The corridors have become a flashpoint in the Nilgiris. Nestled in them are villages like Vazhaithottam (translation: banana plantation), home to farmers like M. Narasimhan who gave up growing bananas because they attract elephants. “If they see green they come,” he said. To protect his crop of rice, millets and vegetables, Narasimhan has put up an electric fence with a transformer, the safety feature. “None of us wants to kill an elephant. We cry when they die,” he said. Even legal fences are banned in the corridor because they interfere with the elephant migration but Narasimhan went to court to keep his in place. Without it, he argues his crop would be ravaged.

There are, however, some hopeful examples of coexistence too. In the elephant corridors around Mudumalai National Park, for instance, five-ton tuskers share space with farmers, hunter-gatherer tribes, tourists, cows and roosters in what ecologists call a “matrix habitat,” mixed spaces with forests and farmland. For the most part they all get along and locals have been doing their bit to prevent conflict.
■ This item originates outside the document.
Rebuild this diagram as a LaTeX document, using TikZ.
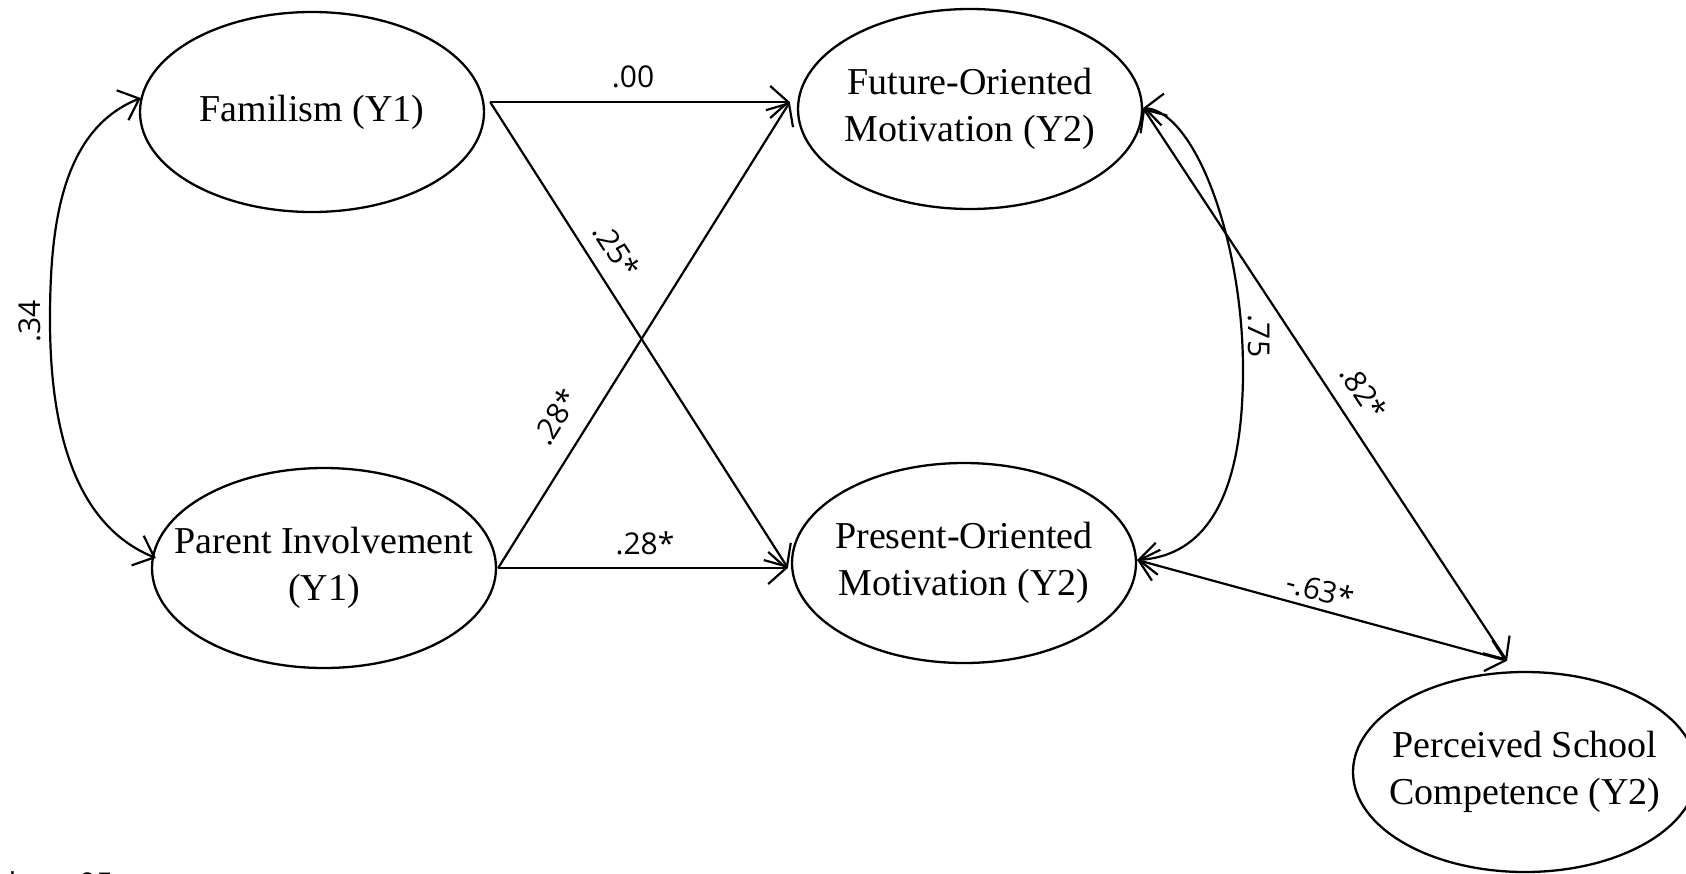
\documentclass[tikz,border=0pt]{standalone}
\usepackage{fontspec}
\setmainfont{Liberation Serif}
\newfontfamily\labfont{Open Sans}
\usetikzlibrary{shapes.geometric,arrows.meta,calc}
\begin{document}
\begin{tikzpicture}[x=0.5pt,y=-0.5pt,
  latent/.style={ellipse,draw,line width=1.15pt,minimum width=172pt,minimum height=100pt,inner xsep=-30pt,inner ysep=0pt,align=center,font=\fontsize{19}{23.5}\selectfont},
  dirpath/.style={line width=1.1pt,-{Straight Barb[length=9pt,width=16pt]}},
  covpath/.style={line width=1.1pt,{Straight Barb[length=9pt,width=16pt]}-{Straight Barb[length=9pt,width=16pt]}},
  coef/.style={font=\labfont\fontsize{15}{17}\selectfont,inner sep=0pt}]
\useasboundingbox (0,0) rectangle (1686,873);
\clip (0,0) rectangle (1686,873);

% latent variables
\node[latent] (fam) at (312,112) {Familism (Y1)};
\node[latent] (par) at (324,568) {Parent Involvement\\(Y1)};
\node[latent] (fut) at (970,109) {Future-Oriented\\Motivation (Y2)};
\node[latent] (pre) at (964,563) {Present-Oriented\\Motivation (Y2)};
\node[latent] (psc) at (1525,772) {Perceived School\\Competence (Y2)};

% anchor points of connectors
\coordinate (famout) at ($(fam.east)+(5,-10)$);
\coordinate (parout) at ($(par.east)+(1,0)$);
\coordinate (futin) at ($(fut.west)+(-7,-7)$);
\coordinate (prein) at ($(pre.west)+(-3,5)$);
\coordinate (futr) at ($(fut.east)+(0,-1)$);
\coordinate (prer) at ($(pre.east)+(0,-3)$);
\coordinate (pscin) at ($(psc.north)+(-18,-10)$);
\coordinate (faml) at ($(fam.west)+(2,-14)$);
\coordinate (parl) at ($(par.west)+(5,-10)$);

% directed paths
\draw[dirpath] (famout) -- (futin);
\draw[dirpath] (famout) -- (prein);
\draw[dirpath] (parout) -- (futin);
\draw[dirpath] (parout) -- (prein);

% covariances
\draw[covpath] (faml) .. controls (60,130) and (50,230) .. (50,320)
                      .. controls (50,430) and (75,525) .. (parl);
\draw[covpath] (futr) .. controls (1195,112) and (1243,240) .. (1243,370)
                      .. controls (1243,480) and (1215,555) .. (prer);
\draw[covpath] (futr) -- (pscin);
\draw[covpath] (prer) -- (pscin);

% coefficients
\node[coef] (c00) at (633,77) {.00};
\node[coef,rotate=-57.2] (c25) at (617,250) {.25*};
\node[coef,rotate=58.2] (c28a) at (555,417) {.28*};
\node[coef] (c28b) at (645,543) {.28*};
\node[coef,rotate=90] (c34) at (30,321) {.34};
\node[coef,rotate=-90] (c75) at (1259,336) {.75};
\node[coef,rotate=-56.7] (c82) at (1364,392) {.82*};
\node[coef,rotate=-15.4] (c63) at (1320,590) {-.63*};

% footnote (mostly cut off at the bottom edge)
\node[coef,anchor=north west] (note) at (4,871) {*\textit{p} < .05};
\end{tikzpicture}
\end{document}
Tribal farmers in the Nilgiris avoid planting crops that attract elephants and some estate owners open their gates to allow animals to pass through their lands writes Tarsh Thekaekara, a conservationist with the Shola Trust.

Lethal electric fences are a jarring reminder that not everyone in the matrix habitat believes in peaceful coexistence. Yet without it the continued survival of the largest land animal on the planet would be in serious jeopardy.